» **Do this**: In the entries below, print exactly the lines from the first through the one with "const pts = arr", both included, and none of the pictures.

+++ Input +++

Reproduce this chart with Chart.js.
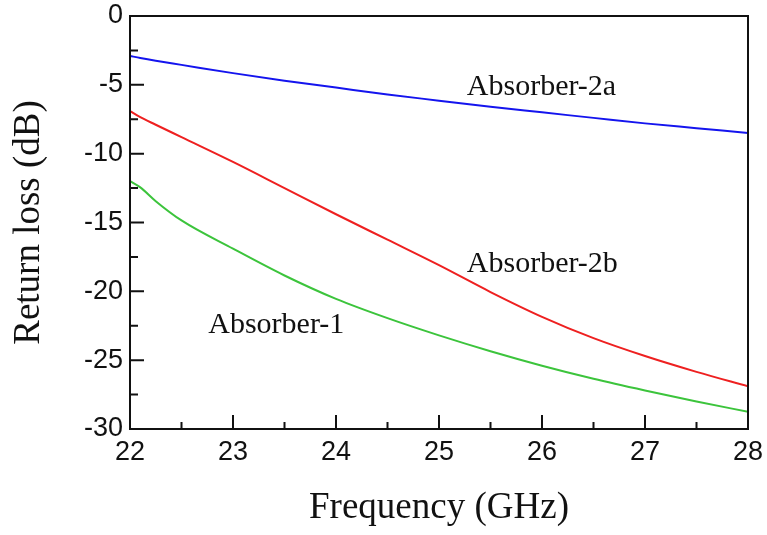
<!DOCTYPE html>
<html>
<head>
<meta charset="utf-8">
<script src="https://cdn.jsdelivr.net/npm/chart.js@4.4.0/dist/chart.umd.min.js"></script>
<style>
  html, body { margin: 0; padding: 0; background: #fff; }
  #wrap { width: 767px; height: 535px; }
</style>
</head>
<body>
<div id="wrap"><canvas id="rl" width="767" height="535"></canvas></div>
<script>
// frequency samples (GHz) and return loss (dB) for each absorber
const freqs      = [22, 22.1, 22.25, 22.5, 23, 23.5, 24, 24.5, 25, 25.5, 26, 26.5, 27, 27.5, 28];
const absorber2a = [-2.9, -3.05, -3.25, -3.55, -4.15, -4.7, -5.2, -5.7, -6.15, -6.6, -7.0, -7.4, -7.8, -8.15, -8.5];
const absorber2b = [-6.9, -7.35, -7.9, -8.8, -10.6, -12.5, -14.4, -16.25, -18.1, -20.05, -21.85, -23.4, -24.7, -25.85, -26.9];
const absorber1  = [-12.0, -12.45, -13.45, -14.85, -16.9, -18.85, -20.55, -21.95, -23.2, -24.35, -25.4, -26.35, -27.2, -28.0, -28.75];

const xTicks = [22, 23, 24, 25, 26, 27, 28];
const yTicks = [0, -5, -10, -15, -20, -25, -30];

// curve labels, anchored in data units (left edge, baseline)
const labelText = ['Absorber-2a', 'Absorber-2b', 'Absorber-1'];
const labelFreq = [25.27, 25.27, 22.76];
const labelDb   = [-5.77, -18.6, -23.06];

const pts = arr => arr.map((v, i) => ({ x: freqs[i], y: v }));

// frame + inward major/minor ticks on left and bottom, then curve labels
const framePlugin = {
  id: 'frame',
  afterDraw(chart) {
    const { ctx, chartArea: ca, scales: { x, y } } = chart;
    ctx.save();
    ctx.strokeStyle = '#111';
    ctx.lineWidth = 2;
    ctx.strokeRect(ca.left, ca.top, ca.right - ca.left, ca.bottom - ca.top);

    ctx.beginPath();
    xTicks.forEach((v, i) => {
      const px = x.getPixelForValue(v);
      ctx.moveTo(px, ca.bottom); ctx.lineTo(px, ca.bottom - 14);
      if (i < xTicks.length - 1) {
        const mx = x.getPixelForValue(v + 0.5);
        ctx.moveTo(mx, ca.bottom); ctx.lineTo(mx, ca.bottom - 7);
      }
    });
    yTicks.forEach((v, i) => {
      const py = y.getPixelForValue(v);
      ctx.moveTo(ca.left, py); ctx.lineTo(ca.left + 14, py);
      if (i < yTicks.length - 1) {
        const my = y.getPixelForValue(v - 2.5);
        ctx.moveTo(ca.left, my); ctx.lineTo(ca.left + 8, my);
      }
    });
    ctx.stroke();

    ctx.fillStyle = '#111';
    ctx.font = '30px "Liberation Serif", "Times New Roman", serif';
    ctx.textAlign = 'left';
    ctx.textBaseline = 'alphabetic';
    labelText.forEach((t, i) => {
      ctx.fillText(t, x.getPixelForValue(labelFreq[i]), y.getPixelForValue(labelDb[i]));
    });
    ctx.restore();
  }
};

const tickFont = { family: '"Liberation Sans", Arial, sans-serif', size: 27 };
const titleFont = { family: '"Liberation Serif", "Times New Roman", serif', size: 37 };

new Chart(document.getElementById('rl'), {
  type: 'line',
  data: {
    datasets: [
      { label: 'Absorber-2a', data: pts(absorber2a), borderColor: '#1414ee', borderWidth: 2 },
      { label: 'Absorber-2b', data: pts(absorber2b), borderColor: '#ee2020', borderWidth: 2 },
      { label: 'Absorber-1',  data: pts(absorber1),  borderColor: '#3cc43c', borderWidth: 2 }
    ]
  },
  options: {
    responsive: false,
    animation: false,
    events: [],
    elements: {
      point: { radius: 0 },
      line: { cubicInterpolationMode: 'monotone', fill: false }
    },
    layout: { padding: { top: 16, right: 19, left: 0, bottom: 0 } },
    plugins: { legend: { display: false }, tooltip: { enabled: false } },
    scales: {
      x: {
        type: 'linear',
        min: 22, max: 28,
        afterFit: s => { s.height = 106; s.paddingLeft = 0; s.paddingRight = 0; },
        afterBuildTicks: s => { s.ticks = xTicks.map(v => ({ value: v })); },
        grid: { display: false, drawTicks: false },
        border: { display: false },
        ticks: { font: tickFont, color: '#111', padding: 7 },
        title: { display: true, text: 'Frequency (GHz)', font: titleFont, color: '#111', padding: { top: 0, bottom: 5 } }
      },
      y: {
        min: -30, max: 0,
        afterFit: s => { s.width = 130; s.paddingTop = 0; s.paddingBottom = 0; },
        afterBuildTicks: s => { s.ticks = yTicks.map(v => ({ value: v })); },
        grid: { display: false, drawTicks: false },
        border: { display: false },
        ticks: { font: tickFont, color: '#111', padding: 7 },
        title: { display: true, text: 'Return loss (dB)', font: titleFont, color: '#111', padding: { top: 7, bottom: 0 } }
      }
    }
  },
  plugins: [framePlugin]
});
</script>
</body>
</html>
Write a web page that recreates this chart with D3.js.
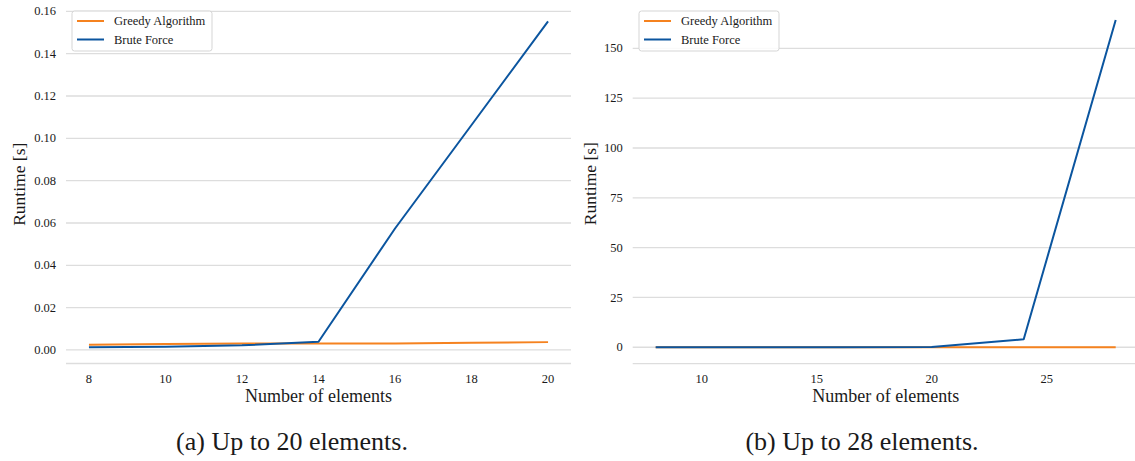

+++

» **Solution for this task**:
Reproduce this chart with Chart.js.
<!DOCTYPE html>
<html>
<head>
<meta charset="utf-8">
<script src="https://cdn.jsdelivr.net/npm/chart.js@4.4.0/dist/chart.umd.min.js"></script>
<style>
  html, body { margin: 0; padding: 0; background: #fff; }
  #wrap { width: 767px; height: 535px; }
</style>
</head>
<body>
<div id="wrap"><canvas id="rl" width="767" height="535"></canvas></div>
<script>
// frequency samples (GHz) and return loss (dB) for each absorber
const freqs      = [22, 22.1, 22.25, 22.5, 23, 23.5, 24, 24.5, 25, 25.5, 26, 26.5, 27, 27.5, 28];
const absorber2a = [-2.9, -3.05, -3.25, -3.55, -4.15, -4.7, -5.2, -5.7, -6.15, -6.6, -7.0, -7.4, -7.8, -8.15, -8.5];
const absorber2b = [-6.9, -7.35, -7.9, -8.8, -10.6, -12.5, -14.4, -16.25, -18.1, -20.05, -21.85, -23.4, -24.7, -25.85, -26.9];
const absorber1  = [-12.0, -12.45, -13.45, -14.85, -16.9, -18.85, -20.55, -21.95, -23.2, -24.35, -25.4, -26.35, -27.2, -28.0, -28.75];

const xTicks = [22, 23, 24, 25, 26, 27, 28];
const yTicks = [0, -5, -10, -15, -20, -25, -30];

// curve labels, anchored in data units (left edge, baseline)
const labelText = ['Absorber-2a', 'Absorber-2b', 'Absorber-1'];
const labelFreq = [25.27, 25.27, 22.76];
const labelDb   = [-5.77, -18.6, -23.06];

const pts = arr => arr.map((v, i) => ({ x: freqs[i], y: v }));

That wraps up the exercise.